I think you're overestimating the cut in PPT. PPT doesn't tick down unless the ship has enemy ships in sight.
Possibly, I'll admit I'm mostly basing my opinion on anecdotal evidence and not on statistics from testing. And I thought PPT only starts ticking down once enemy ship in sight, not that it also stops ticking down when enemy is again out of sight (so neither side on the way to the fight is punished, plus simulates wear & tear to ship from damage, etc.).
Stacking hardened subsytems with reliability engineering nearly doubles that time just from the drain reduction. Reliability engineering gives 15% more CR, nearly doubling the time again until malfunctions. Then there is crew training for another 15%.
Oh great, so now I have to also waste skill points in order to min/max SO... although I generally get Crew training (and maybe reliability engineering) anyway, so that is less of an issue (even less of an issue now that player can respec). This has some poor interaction with the wrap-around skill mechanic, but since that is going away soon, pointless to discuss further. As for whether an officer has that one skill... total crapshoot, RNG unless player specifically chooses reliability engineering while leveling officer up.
Frigates don't trigger PPT drain for cruisers so the ship can do this forever.
Since when? Maybe I missed that in the PPT tutorial (or it's new), but makes no sense otherwise. What, capital ships and cruisers can't be damaged/degraded by a frigate...? Which the Hyperion literally is.
SO ships need that speed boost not just to get to fights, they also need it to get in and out of enemy ranges so they can dissipate or to flank vulnerable enemies easily.

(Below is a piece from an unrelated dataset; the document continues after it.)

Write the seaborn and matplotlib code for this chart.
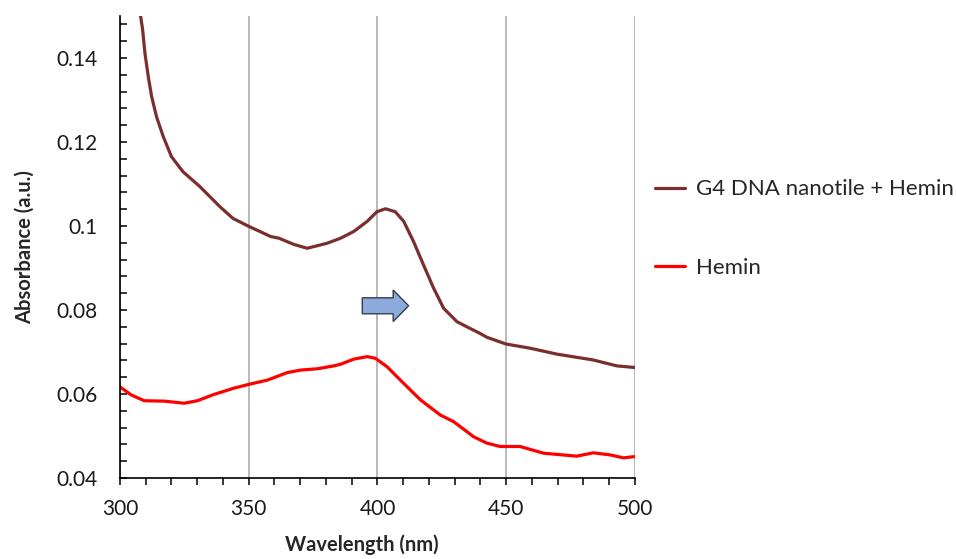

Actually, I had forgotten that SO
also reduces weapons range as an additional nerf/balancing, but seems well balanced since ship needs to use its higher speed to get closer to an enemy ship anyways. But for the life of me, I can't understand why it doesn't increase the likelihood of an engine flaming out as penalty instead... the hull mod is literally called "safety overrides!" But I think someone already pointed this out/complained about it, and Alex said something about how he had tested it that way at some point and it led to issues that necessitated doing something else instead.
Edit: I stand corrected, for some reason the game I guess requires some minimum level of nearby enemy presence for PPT to degrade, but it is tiered, so a cruiser requires (or at least used to require) a minimum of like 4 frigates to trigger. Very stupid and illogical gameplay choice, but from a code perspective, prolly significantly reduces and/or simplifies necessary calcs... but unless something has changed, frigates will trigger PPT loss in larger ships so long enough are present. So yeah, cheese away I guess by wasting a Falcon(P) on chasing frigates, or at least rushing to deny enemy a strategic point in battle! But I guess the PPT loss from SO is less of an issue for larger ships, since won't trigger PPT unless and until enough enemy ships nearby; which makes SO PPT loss even MORE of a penalty when used on frigates, though.